The late 1800s saw scores of men arriving here to prospect for silver and gold. The earth was so abundant with mineral riches that the pass linking the new mining towns of Ouray, Silverton and Durango was nicknamed the Million Dollar Highway – not for its eye-popping views over the forested gorge, but after the subterranean jackpot every man was hoping to hit. With the miners came those who made a living by providing “entertainment” for their nights above ground.

So it was that up until the 1950s, a visitor to Silverton had a 50/50 chance the first building they wandered into would be a brothel. Literally half the town – Notorious Blair Street, as it’s still known – was dedicated to bordellos. The other half, centred around the parallel Greene Street, completed the binary of Wild West morality with long lines of churches and chapels.

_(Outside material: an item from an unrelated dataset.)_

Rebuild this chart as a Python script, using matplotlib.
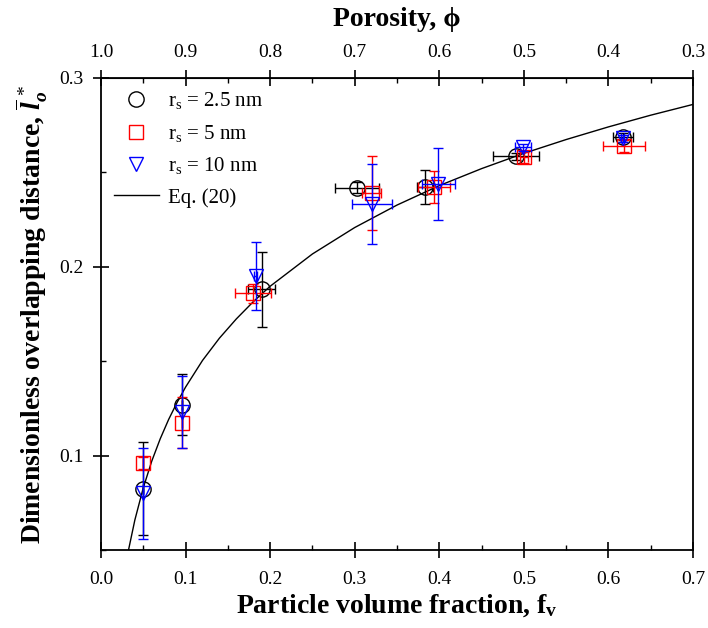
import matplotlib
matplotlib.use("Agg")
import matplotlib.pyplot as plt
from matplotlib.lines import Line2D
from matplotlib.ticker import MultipleLocator

plt.rcParams['font.family'] = ['Liberation Serif', 'DejaVu Serif']
plt.rcParams['mathtext.fontset'] = 'custom'
plt.rcParams['mathtext.rm'] = 'Liberation Serif'
plt.rcParams['mathtext.it'] = 'Liberation Serif:italic:bold'
plt.rcParams['mathtext.bf'] = 'Liberation Serif:bold'

# r_s = 2.5 nm
fv_25 = [0.050, 0.096, 0.190, 0.303, 0.383, 0.491, 0.617]
l_25 = [0.0825, 0.127, 0.188, 0.242, 0.2425, 0.2585, 0.269]
yerr_25 = [0.0245, 0.016, 0.020, 0.003, 0.009, 0.002, 0.002]
xerr_25 = [0.0, 0.0, 0.016, 0.026, 0.009, 0.027, 0.012]

# r_s = 5 nm
fv_5 = [0.050, 0.096, 0.180, 0.320, 0.394, 0.500, 0.618]
l_5 = [0.096, 0.1175, 0.186, 0.2393, 0.2425, 0.258, 0.264]
yerr_5 = [0.003, 0.0135, 0.005, 0.0196, 0.0085, 0.003, 0.003]
xerr_5 = [0.0, 0.0, 0.0215, 0.011, 0.019, 0.005, 0.025]

# r_s = 10 nm
fv_10 = [0.050, 0.096, 0.183, 0.320, 0.399, 0.499, 0.617]
l_10 = [0.080, 0.123, 0.195, 0.2333, 0.2437, 0.2633, 0.268]
yerr_10 = [0.024, 0.019, 0.018, 0.021, 0.019, 0.002, 0.002]
xerr_10 = [0.0, 0.0, 0.002, 0.0236, 0.0197, 0.010, 0.002]

# Eq. (20) curve
eq_fv = [0.0325, 0.04, 0.05, 0.06, 0.07, 0.08, 0.09, 0.10, 0.12, 0.14, 0.16,
         0.18, 0.20, 0.25, 0.30, 0.35, 0.40, 0.45, 0.50, 0.55, 0.60, 0.65, 0.70]
eq_l = [0.050, 0.0659, 0.0830, 0.0971, 0.1089, 0.1192, 0.1282, 0.1363, 0.1504,
        0.1622, 0.1724, 0.1815, 0.1897, 0.2068, 0.2208, 0.2327, 0.2430, 0.2520,
        0.2601, 0.2674, 0.2741, 0.2803, 0.2860]

top_ticks = [1.0, 0.9, 0.8, 0.7, 0.6, 0.5, 0.4, 0.3]

fig = plt.figure(figsize=(7.08, 6.28), dpi=100)
ax = fig.add_axes([0.1427, 0.1242, 0.8361, 0.7516])

ax.plot(eq_fv, eq_l, color='black', lw=1.0, zorder=2)

ebkw = dict(linestyle='none', capsize=3.5, elinewidth=1.0, capthick=1.0,
            markerfacecolor='none', markeredgewidth=1.0)
ax.errorbar(fv_25, l_25, yerr=yerr_25, xerr=xerr_25, marker='o', markersize=11,
            color='black', ecolor='black', markeredgecolor='black', zorder=3, **ebkw)
ax.errorbar(fv_5, l_5, yerr=yerr_5, xerr=xerr_5, marker='s', markersize=9.5,
            color='red', ecolor='red', markeredgecolor='red', zorder=4, **ebkw)
ax.errorbar(fv_10, l_10, yerr=yerr_10, xerr=xerr_10, marker='v', markersize=10.5,
            color='blue', ecolor='blue', markeredgecolor='blue', zorder=5, **ebkw)

ax.set_xlim(0.0, 0.7)
ax.set_ylim(0.05, 0.3)
ax.xaxis.set_minor_locator(MultipleLocator(0.05))
ax.yaxis.set_minor_locator(MultipleLocator(0.05))
ax.set_xticks([0.0, 0.1, 0.2, 0.3, 0.4, 0.5, 0.6, 0.7])
ax.set_xticklabels(['0.0', '0.1', '0.2', '0.3', '0.4', '0.5', '0.6', '0.7'])
ax.set_yticks([0.1, 0.2, 0.3])
ax.set_yticklabels(['0.1', '0.2', '0.3'])
ax.tick_params(which='major', direction='inout', length=12, width=1.2, labelsize=14, pad=9.3)
ax.tick_params(which='minor', direction='in', length=3.5, width=1.0)
ax.tick_params(axis='y', which='major', pad=6.3)
ax.tick_params(axis='y', which='both', right=False)
for s in ax.spines.values():
    s.set_linewidth(1.3)

ax.set_xlabel('Particle volume fraction, f$_\\mathbf{v}$', fontsize=20,
              fontweight='bold', labelpad=3)
ax.set_ylabel('Dimensionless overlapping distance, $\\overline{l}^{\\,*}_{o}$',
              fontsize=20, fontweight='bold', labelpad=7)

sec = ax.secondary_xaxis('top', functions=(lambda x: 1 - x, lambda p: 1 - p))
sec.set_xticks(top_ticks)
sec.set_xticklabels(['%.1f' % t for t in top_ticks])
sec.xaxis.set_minor_locator(MultipleLocator(0.05))
sec.tick_params(which='major', direction='inout', length=12, width=1.2, labelsize=14, pad=5.9)
sec.tick_params(which='minor', direction='in', length=3.5, width=1.0)
sec.set_xlabel('Porosity, ϕ', fontsize=20, fontweight='bold', labelpad=13)

handles = [
    Line2D([], [], marker='o', color='black', markerfacecolor='none', linestyle='none', markersize=11),
    Line2D([], [], marker='s', color='red', markerfacecolor='none', linestyle='none', markersize=9.5),
    Line2D([], [], marker='v', color='blue', markerfacecolor='none', linestyle='none', markersize=10.5),
    Line2D([], [], color='black', lw=1.0),
]
labels = ['r$_\\mathregular{s}$ = 2.5 nm', 'r$_\\mathregular{s}$ = 5 nm',
          'r$_\\mathregular{s}$ = 10 nm', 'Eq. (20)']
ax.legend(handles, labels, loc='upper left', frameon=False, fontsize=15,
          handlelength=2.2, handletextpad=0.4, borderaxespad=0.2, labelspacing=0.55)

fig.savefig('out.png', dpi=100)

The first bordello was a one-room wooden shack, split by a curtain into a “private” back room and a drinking den up front. It is now home to Professor Shutterbug’s Olde Tyme Portrait Parlour, where tourists can have sepia photos taken dressed in Wild West garb. Tommy Wipf set up the studio in 1973. He is a reserved man with a handlebar moustache to rival any in this, the capital of handlebar moustaches. “This was a good ol’ street,” he says, eyes darting towards the Shady Lady Saloon opposite. “Three blocks of whorehouses, 120 girls giving it their all. There were hangings and shootings on every corner – just a regular Western town.”

Silverton has inevitably lost its rough edges – the last brothel shut in 1953, the final mine in 1991. But the old edge-of-the-world feel can be conjured up with a drive past the ghost town ruins of former mines scattered along the pass. Rusted wheels stand silent, gap-toothed wooden houses are half-collapsed: the rotten shards of a thousand dreams of riches. The isolation here must have been overwhelming – topped only by the insatiable desire to keep digging for the next life-changing.

Where to eat
Stellar Bakery offers great pizza and friendly service (mains from £8; 00 1 970 387 9940).

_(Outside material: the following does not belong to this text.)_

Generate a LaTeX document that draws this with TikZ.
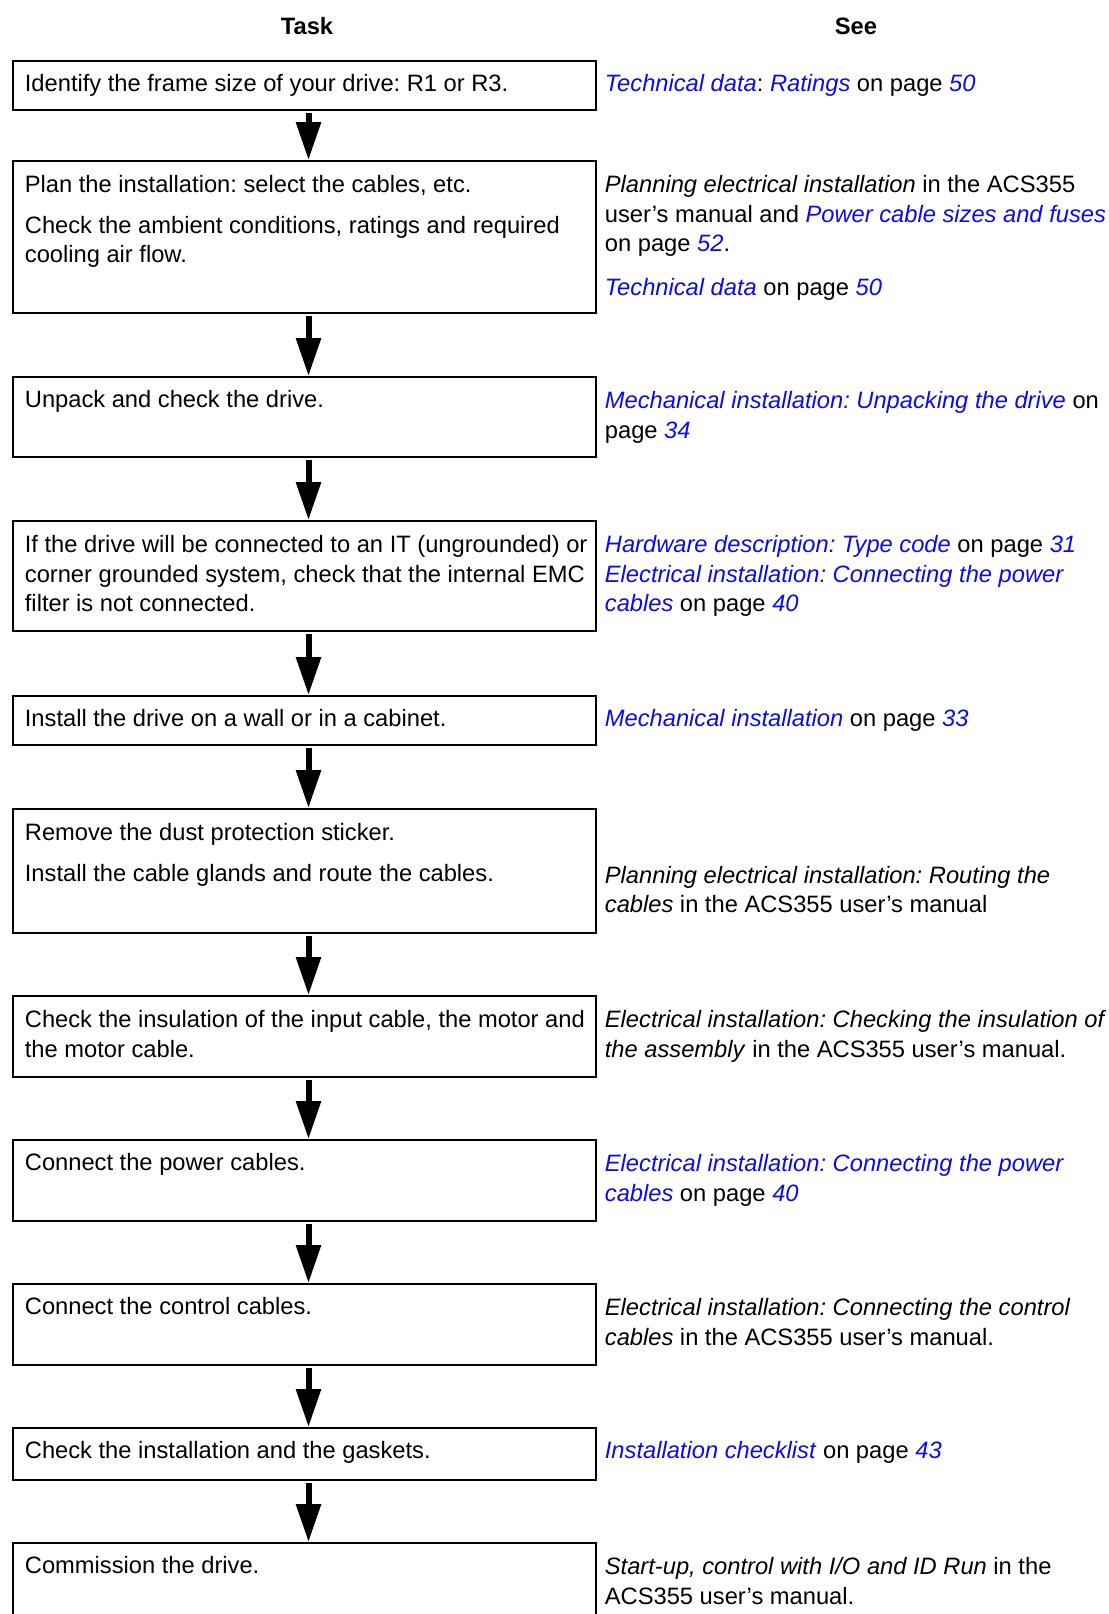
\documentclass[tikz,border=0pt]{standalone}
\usepackage{fontspec}
\setmainfont{Liberation Sans}
\usepackage{xcolor}
\usetikzlibrary{arrows.meta,positioning,calc}
\frenchspacing
\tikzset{
  >=Stealth,
  every node/.append style={font=\fontsize{11.85}{14.75}\selectfont},
}
\tikzset{
  taskbox/.style={draw, line width=1pt, anchor=north west, minimum width=291.5pt, inner sep=0pt},
  tasktext/.style={anchor=north west, align=left, inner sep=0pt, execute at begin node=\strut},
  multitext/.style={tasktext, yshift=-2.2pt},
  flowarrow/.style={-{Triangle[length=19pt,width=12pt]}, line width=3pt, shorten <=1pt},
  colhead/.style={font=\fontsize{11.85}{14.75}\selectfont\bfseries, anchor=base, inner sep=0pt}
}
\newcommand{\reflink}[1]{\textcolor{linkblue}{\textit{#1}}}

\begin{document}
\begin{tikzpicture}[x=0.5pt, y=-0.5pt]
% Color definitions
\definecolor{linkblue}{RGB}{10,10,245}

\useasboundingbox (0,0) rectangle (1109,1614);
\clip (0,0) rectangle (1109,1614);

% Column heads
\node[colhead] (taskhead) at (307,34) {Task};
\node[colhead] (seehead) at (856,34) {See};

% Task boxes
\node[taskbox, minimum height=24.5pt] (task1) at (12,60) {};
\node[taskbox, minimum height=76pt] (task2) at (12,160) {};
\node[taskbox, minimum height=40pt] (task3) at (12,376) {};
\node[taskbox, minimum height=55pt] (task4) at (12,520) {};
\node[taskbox, minimum height=24.5pt] (task5) at (12,695) {};
\node[taskbox, minimum height=62pt] (task6) at (12,808) {};
\node[taskbox, minimum height=40.5pt] (task7) at (12,995) {};
\node[taskbox, minimum height=40.5pt] (task8) at (12,1139) {};
\node[taskbox, minimum height=40.5pt] (task9) at (12,1283) {};
\node[taskbox, minimum height=26pt] (task10) at (12,1427) {};
\node[taskbox, minimum height=50pt] (task11) at (12,1542) {};

% Task texts
\node[tasktext] (text1) at ($(task1.north west)+(12.5,10.85)$) {Identify the frame size of your drive: R1 or R3.};
\node[multitext] (text2) at ($(task2.north west)+(12.5,10.85)$) {Plan the installation: select the cables, etc.\\[5.5pt]
  Check the ambient conditions, ratings and required\\ cooling air flow.};
\node[tasktext] (text3) at ($(task3.north west)+(12.5,10.85)$) {Unpack and check the drive.};
\node[multitext] (text4) at ($(task4.north west)+(12.5,10.85)$) {If the drive will be connected to an IT (ungrounded) or\\
  corner grounded system, check that the internal EMC\\ filter is not connected.};
\node[tasktext] (text5) at ($(task5.north west)+(12.5,10.85)$) {Install the drive on a wall or in a cabinet.};
\node[multitext] (text6) at ($(task6.north west)+(12.5,10.85)$) {Remove the dust protection sticker.\\[5.5pt]
  Install the cable glands and route the cables.};
\node[multitext] (text7) at ($(task7.north west)+(12.5,10.85)$) {Check the insulation of the input cable, the motor and\\ the motor cable.};
\node[tasktext] (text8) at ($(task8.north west)+(12.5,10.85)$) {Connect the power cables.};
\node[tasktext] (text9) at ($(task9.north west)+(12.5,10.85)$) {Connect the control cables.};
\node[tasktext] (text10) at ($(task10.north west)+(12.5,10.85)$) {Check the installation and the gaskets.};
\node[tasktext] (text11) at ($(task11.north west)+(12.5,10.85)$) {Commission the drive.};

% References
\node[tasktext] (see1) at ($(task1.north east)+(7.5,10.85)$) {\reflink{Technical data}: \reflink{Ratings} on page \reflink{50}};
\node[multitext] (see2) at ($(task2.north east)+(7.5,10.85)$) {\textit{Planning electrical installation} in the ACS355\\
  user’s manual and \reflink{Power cable sizes and fuses}\\ on page \reflink{52}.\\[7pt]
  \reflink{Technical data} on page \reflink{50}};
\node[multitext] (see3) at ($(task3.north east)+(7.5,10.85)$) {\reflink{Mechanical installation: Unpacking the drive} on\\ page \reflink{34}};
\node[multitext] (see4) at ($(task4.north east)+(7.5,10.85)$) {\reflink{Hardware description: Type code} on page \reflink{31}\\
  \reflink{Electrical installation: Connecting the power}\\ \reflink{cables} on page \reflink{40}};
\node[tasktext] (see5) at ($(task5.north east)+(7.5,10.85)$) {\reflink{Mechanical installation} on page \reflink{33}};
\node[multitext] (see6) at ($(task6.north east)+(7.5,53.35)$) {\textit{Planning electrical installation: Routing the}\\
  \textit{cables} in the ACS355 user’s manual};
\node[multitext] (see7) at ($(task7.north east)+(7.5,10.85)$) {\textit{Electrical installation: Checking the insulation of}\\
  \textit{the assembly} in the ACS355 user’s manual.};
\node[multitext] (see8) at ($(task8.north east)+(7.5,10.85)$) {\reflink{Electrical installation: Connecting the power}\\
  \reflink{cables} on page \reflink{40}};
\node[multitext] (see9) at ($(task9.north east)+(7.5,10.85)$) {\textit{Electrical installation: Connecting the control}\\
  \textit{cables} in the ACS355 user’s manual.};
\node[tasktext] (see10) at ($(task10.north east)+(7.5,10.85)$) {\reflink{Installation checklist} on page \reflink{43}};
\node[multitext] (see11) at ($(task11.north east)+(7.5,10.85)$) {\textit{Start-up, control with I/O and ID Run} in the\\
  ACS355 user’s manual.};

% Flow arrows
\draw[flowarrow] ([xshift=2pt]task1.south) -- ([xshift=2pt]task2.north);
\draw[flowarrow] ([xshift=2pt]task2.south) -- ([xshift=2pt]task3.north);
\draw[flowarrow] ([xshift=2pt]task3.south) -- ([xshift=2pt]task4.north);
\draw[flowarrow] ([xshift=2pt]task4.south) -- ([xshift=2pt]task5.north);
\draw[flowarrow] ([xshift=2pt]task5.south) -- ([xshift=2pt]task6.north);
\draw[flowarrow] ([xshift=2pt]task6.south) -- ([xshift=2pt]task7.north);
\draw[flowarrow] ([xshift=2pt]task7.south) -- ([xshift=2pt]task8.north);
\draw[flowarrow] ([xshift=2pt]task8.south) -- ([xshift=2pt]task9.north);
\draw[flowarrow] ([xshift=2pt]task9.south) -- ([xshift=2pt]task10.north);
\draw[flowarrow] ([xshift=2pt]task10.south) -- ([xshift=2pt]task11.north);
\end{tikzpicture}
\end{document}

Where to stay: The Teller House Hotel
The Teller House Hotel dates from 1896 and has kept its Victorian/Wild West hybrid character with period décor, wooden furniture and views across the mountains (from £55).

Further information
Visit silvertonhistoricsociety.org to learn more about the town's past.


Monument Valley: Best for the Navajo Nation

From Silverton, take a 4 1/2-hour drive along the US-160

There is a point on the drive from Colorado to Monument Valley in Utah where it becomes clear that here, the skin of modern America has been rubbed red raw. Every vestige has been stripped away with such ferocity that nothing remains but the dusty flesh of the earth. It’s as if the land itself has been turned inside out.

Colour here comes in the most primal of shades: blood red, sunburnt orange, deep purple. On either side of the road – the sole reminder that we are not deep in prehistory – gnarled rock figures disappear into the horizon. Ridges circle their bases like the rings of a tree, rising up to ragged red fingers or sandblasted outcrops silhouetted against a sky so blue it hurts.